Hazel schwieg weiterhin. Sie war aus Gründen frustriert, die sie nicht in Worte fassen konnte, und noch frustrierter, weil dieser Unbekannte mit seiner Freundlichkeit ihr Recht untergrub, entrüstet zu sein. Etwas an diesem Mann machte sie einfach wütend . Warum war er so höflich ?

»Wie es scheint, sind Ladys in diesem Land weder in der Lage, sich zu entschuldigen noch sich zu bedanken«, sagte der Mann leichthin.

Just in diesem Augenblick ging die Zimmertür auf. Ein gehetzt wirkender Diener holte tief Luft und hielt sich vornüber gebeugt am Türrahmen fest. »Dr.  von Ferris«, keuchte er, »Sie werden im Schlafgemach gebraucht.«

Bevor Dr.  von Ferris – der Dr.  von Ferris? – antworten oder reagieren konnte, stürmte ein alter Mann im Nachthemd am Diener vorbei in die Krankenstation. »Ich hasse diese Festivitäten, aber ich darf mir einfach nichts anmerken lassen und muss hingehen!«, sagte er und machte eine Pirouette auf Hazel zu. »Lady Marlborough, Sie sehen einfach fabelhaft aus!« Die Haare des Mannes standen in allen Richtungen ab und seine runden Augen waren so weit aufgerissen, dass man auf allen Seiten das Weiß darin sehen konnte. Hazel bemerkte, dass seine Haut wie nach einem nächtlichen Zechgelage rot und geschwollen war. Ihr fiel auch auf, dass es sich bei diesem merkwürdigen Mann, der in Wahnvorstellungen gefangen war, um denselben Mann handelte, vor dem sie noch vor Kurzem ihre Aufwartung gemacht hatte: den König von England.

Dr.  von Ferris schob sich lässig zwischen Hazel und König George III.

»Eure Majestät«, sagte der Arzt und verbeugte sich tief. »Wenn ich Euch zum Speisezimmer begleiten dürfte.« Behutsam nahm er den Arm des Königs und ging langsam mit ihm aus dem Raum. Der König ließ sich von dem Doktor nach draußen führen, warf Hazel aber noch einen entschuldigenden Blick zu. Hazel lächelte und König George lächelte zurück.

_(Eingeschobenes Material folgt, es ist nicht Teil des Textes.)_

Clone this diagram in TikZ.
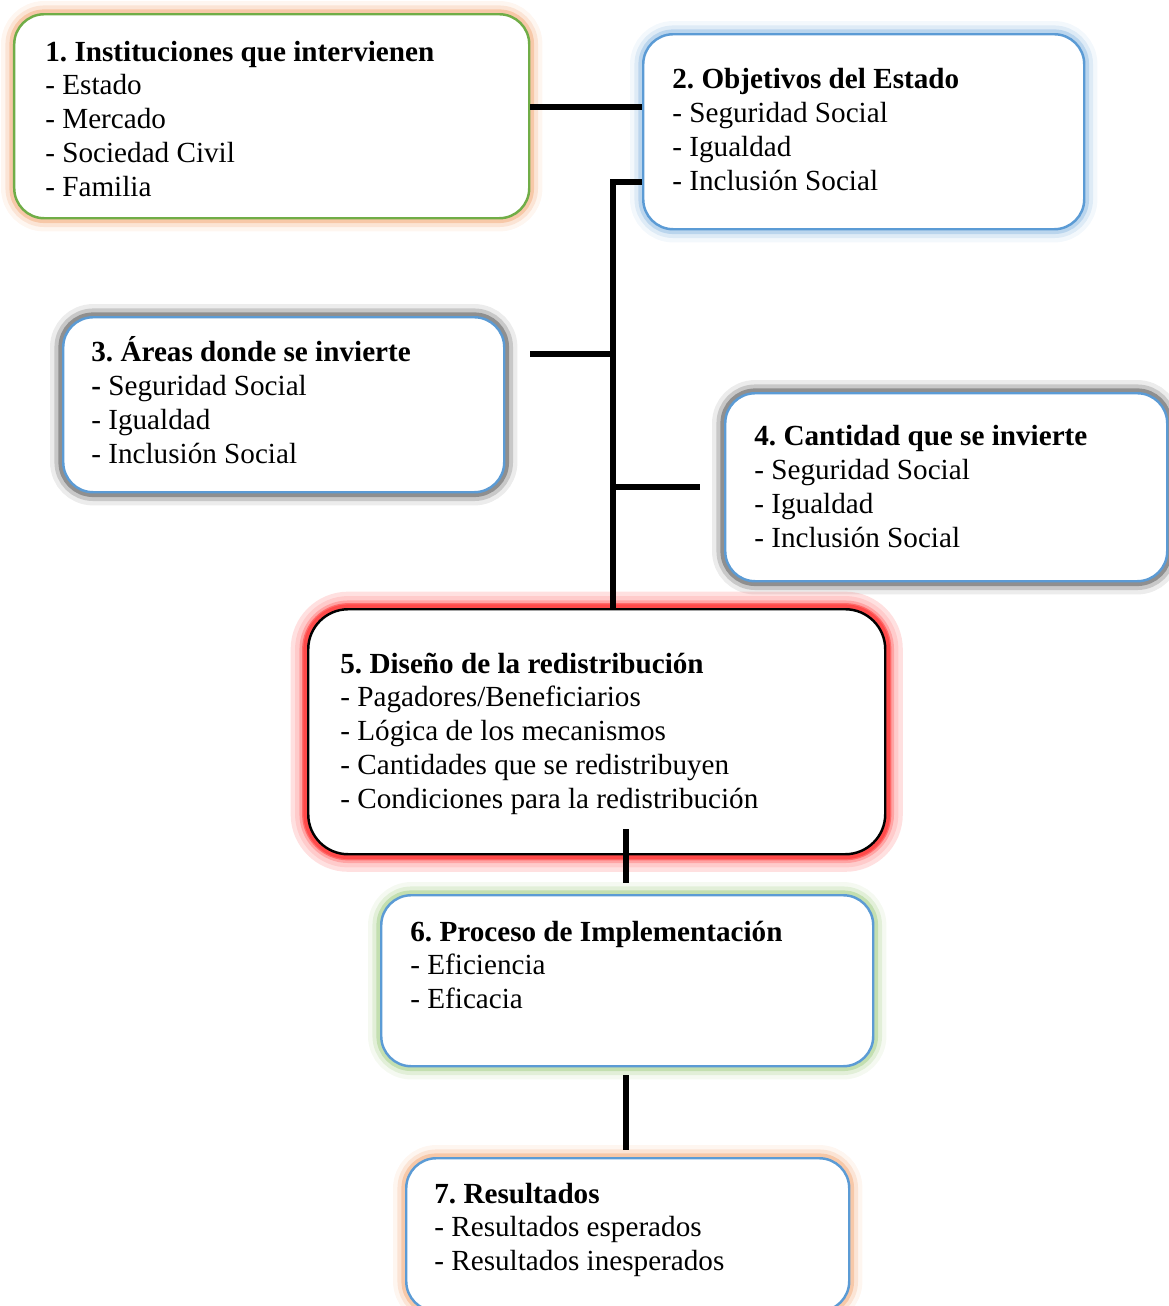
\documentclass[tikz,border=0pt]{standalone}
\usepackage{fontspec}
\setmainfont{Liberation Serif}
\usetikzlibrary{calc}
\frenchspacing

\definecolor{verde}{HTML}{70AD47}
\definecolor{azul}{HTML}{5B9BD5}
\definecolor{naranja}{HTML}{F4B183}
\definecolor{celeste}{HTML}{9DC3E6}
\definecolor{gris}{HTML}{5F5F5F}
\definecolor{rojo}{HTML}{FF3030}
\definecolor{verdeclaro}{HTML}{A9D18E}

\tikzset{
    caja/.style={draw=azul, line width=1.4pt, fill=white, rounded corners=0.6cm, anchor=north west, inner sep=0pt},
    brillo/.style={preaction={draw=#1, line width=15pt, opacity=0.12}, preaction={draw=#1, line width=10pt, opacity=0.25}, preaction={draw=#1, line width=5.5pt, opacity=0.55}},
    texto/.style={anchor=base west, align=left, inner sep=0pt, font=\fontsize{16.6}{19.2}\selectfont},
    enlace/.style={line width=3.2pt},
}

\begin{document}
\begin{tikzpicture}
    \useasboundingbox (0,0) rectangle (23.38,-26.12);
    \node[caja, draw=verde, brillo=naranja, minimum width=10.3cm, minimum height=4.08cm] (b1) at (0.26,-0.26) {};
    \node[caja, brillo=celeste, minimum width=8.82cm, minimum height=3.9cm] (b2) at (12.84,-0.66) {};
    \node[caja, brillo=gris, minimum width=8.82cm, minimum height=3.5cm] (b3) at (1.24,-6.32) {};
    \node[caja, brillo=gris, minimum width=8.84cm, minimum height=3.76cm] (b4) at (14.48,-7.84) {};
    \node[caja, draw=black, rounded corners=0.8cm, preaction={draw=rojo, line width=20pt, opacity=0.15}, brillo=rojo, preaction={draw=rojo, line width=7pt, opacity=0.5}, minimum width=11.54cm, minimum height=4.9cm] (b5) at (6.14,-12.16) {};
    \node[caja, brillo=verdeclaro, minimum width=9.84cm, minimum height=3.42cm] (b6) at (7.6,-17.88) {};
    \node[caja, brillo=naranja, minimum width=8.86cm, minimum height=3.06cm] (b7) at (8.1,-23.14) {};

    \node[texto] (t1) at ($(b1.north west)+(0.64,-3.66)$) {\textbf{1. Instituciones que intervienen}\\- Estado\\- Mercado\\- Sociedad Civil\\- Familia};
    \node[texto] (t2) at ($(b2.north west)+(0.60,-3.14)$) {\textbf{2. Objetivos del Estado}\\- Seguridad Social\\- Igualdad\\- Inclusión Social};
    \node[texto] (t3) at ($(b3.north west)+(0.58,-2.94)$) {\textbf{3. Áreas donde se invierte}\\\textbf{-} Seguridad Social\\- Igualdad\\- Inclusión Social};
    \node[texto] (t4) at ($(b4.north west)+(0.60,-3.10)$) {\textbf{4. Cantidad que se invierte}\\- Seguridad Social\\- Igualdad\\- Inclusión Social};
    \node[texto] (t5) at ($(b5.north west)+(0.66,-4.00)$) {\textbf{5. Diseño de la redistribución}\\- Pagadores/Beneficiarios\\- Lógica de los mecanismos\\- Cantidades que se redistribuyen\\- Condiciones para la redistribución};
    \node[texto] (t6) at ($(b6.north west)+(0.60,-2.29)$) {\textbf{6. Proceso de Implementación}\\- Eficiencia\\- Eficacia};
    \node[texto] (t7) at ($(b7.north west)+(0.58,-2.27)$) {\textbf{7. Resultados}\\- Resultados esperados\\- Resultados inesperados};

    \coordinate (tronco) at (12.26,-3.64);
    \draw[enlace] (b1.east |- 0,-2.14) -- (b2.west |- 0,-2.14);
    \draw[enlace] (b2.west |- tronco) -- (tronco) -- (b5.north -| tronco);
    \draw[enlace] ($(b3.east |- 0,-7.08)+(0.5,0)$) -- (tronco |- 0,-7.08);
    \draw[enlace] (tronco |- 0,-9.74) -- ($(b4.west |- 0,-9.74)+(-0.48,0)$);
    \draw[enlace] ($(b5.south -| 12.52,0)+(0,0.52)$) -- ($(b6.north -| 12.52,0)+(0,0.22)$);
    \draw[enlace] ($(b6.south -| 12.52,0)+(0,-0.16)$) -- ($(b7.north -| 12.52,0)+(0,0.14)$);
\end{tikzpicture}
\end{document}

»Sie dürfen die Ausrüstung aus dem Schrank nehmen«, sagte Dr.  von Ferris, ehe er durch die Tür trat. »Aber bitte nehmen Sie keines meiner persönlichen Werkzeuge.«

»Das werde ich nicht«, sagte Hazel leise. Dann lauschte sie, wie die Schritte der beiden Männer den Gang hinunter verschwanden und wie der Klang von Dr.  von Ferris’ beruhigendem Murmeln immer leiser und leiser wurde.